To help my friends and I, I’ve come up with four tips that will help dating for the mature, over 30 year old man. These tips were influenced by the subtle(and not so subtle messages) that’s on Facebook that my friends and I have complained about on dating. My tips are as follows:
-Improve your conversational skills. In 2016, if you’re still using the following on any dating or sex site: What’s Good, Sup, Sup Yo, What You Gettin’ Into, What’s Brings You Online, and the infamous, Checking You Out or any of those derivatives that came from a 2008 Remy Mars porno movie, your conversational skills are lacking. If all your responses are one word, you need to improve your conversational skills. As a grown ass man, you should know how to hold a conversation or at least in the process of learning. Excellent conversation should flow naturally and engaging, not come across as a horrible job interview or a call center script. After all, we’re know at the age where our looks can only go so far and being able to hold an actual conversation adds to your attractiveness.
-Go after what you want and follow through. The Ying Yang Twins once whispered, ” Closed mouths don’t get fed.” With life and dating, this statement remains valid. If you want to go out on a date, don’t be afraid to ask someone out. The only thing they can say is no. Another issue my friends and I have is the lack of follow through. If you make plans for a date, as a man, you need to show up on said date and not wait until the last minute and cancel. Don’t be that nigga that asks a person what’s their availability and set a date but then get Ghost like you’re Omari Hardwick on Power and pull that “Hey Stranger” text bullshit two months later. A man’s word is his bond and If you don’t have your word, you don’t have shit.

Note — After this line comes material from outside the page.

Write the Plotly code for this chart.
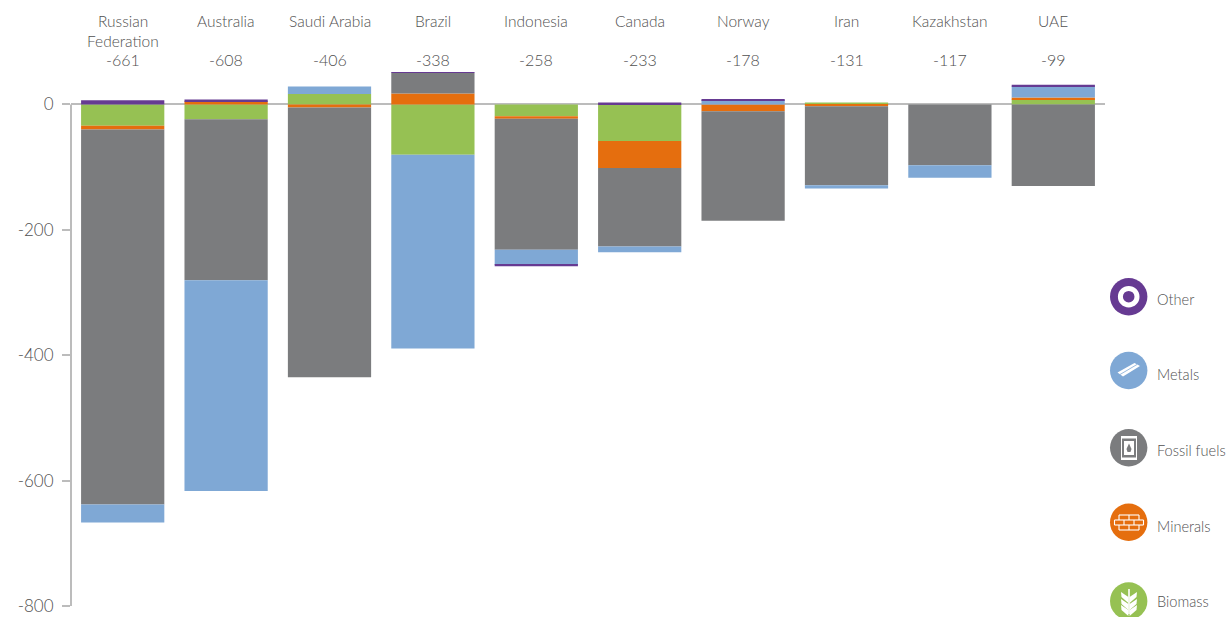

-Keep an open mind. The more mature we become, the more stubborn and settled in our ways we become. However, if you’re planning on dating or getting in a relationship, your legs shouldn’t be the only thing that’s flexible about you. Be willing to compromise and step out of your comfort zone. The world is filled with other possibilities. Life is more than diva talk, sex, and 420. You can teach an old dog new tricks if you’re willing to learn.
-State your intentions up front. At this stage, you should be done with playing games and ready to retire. If you want a relationship, casual date, or an one night extravaganza, state your intentions upfront. As we mature and become comfortable in our own skin, we should also know exactly what we want from the people in our lives: currently and potentially. Honesty is the best policy and it starts from within. Do you really want to end up like those old Bulldog queens who are still wearing those 2Xist camisoles, Fubu velour sweatsuits, and Stevie Wonder-esque balding cornrows?
I’ve only been 35 for the two months and to be honest, I am enjoying it. I’m finally coming into my own identity and being comfortable in my own skin. I’ve retired my Tenderoni title years ago and I’m even appreciating being approached by younger dudes(they considered me season meat now: sad reference I know). I’m looking forward to actively dating and enjoying life, No more accepting dates from knuckleheads and jackasses. However, I do plan on asking my longtime crush out on a date soon. Maybe. To be continued.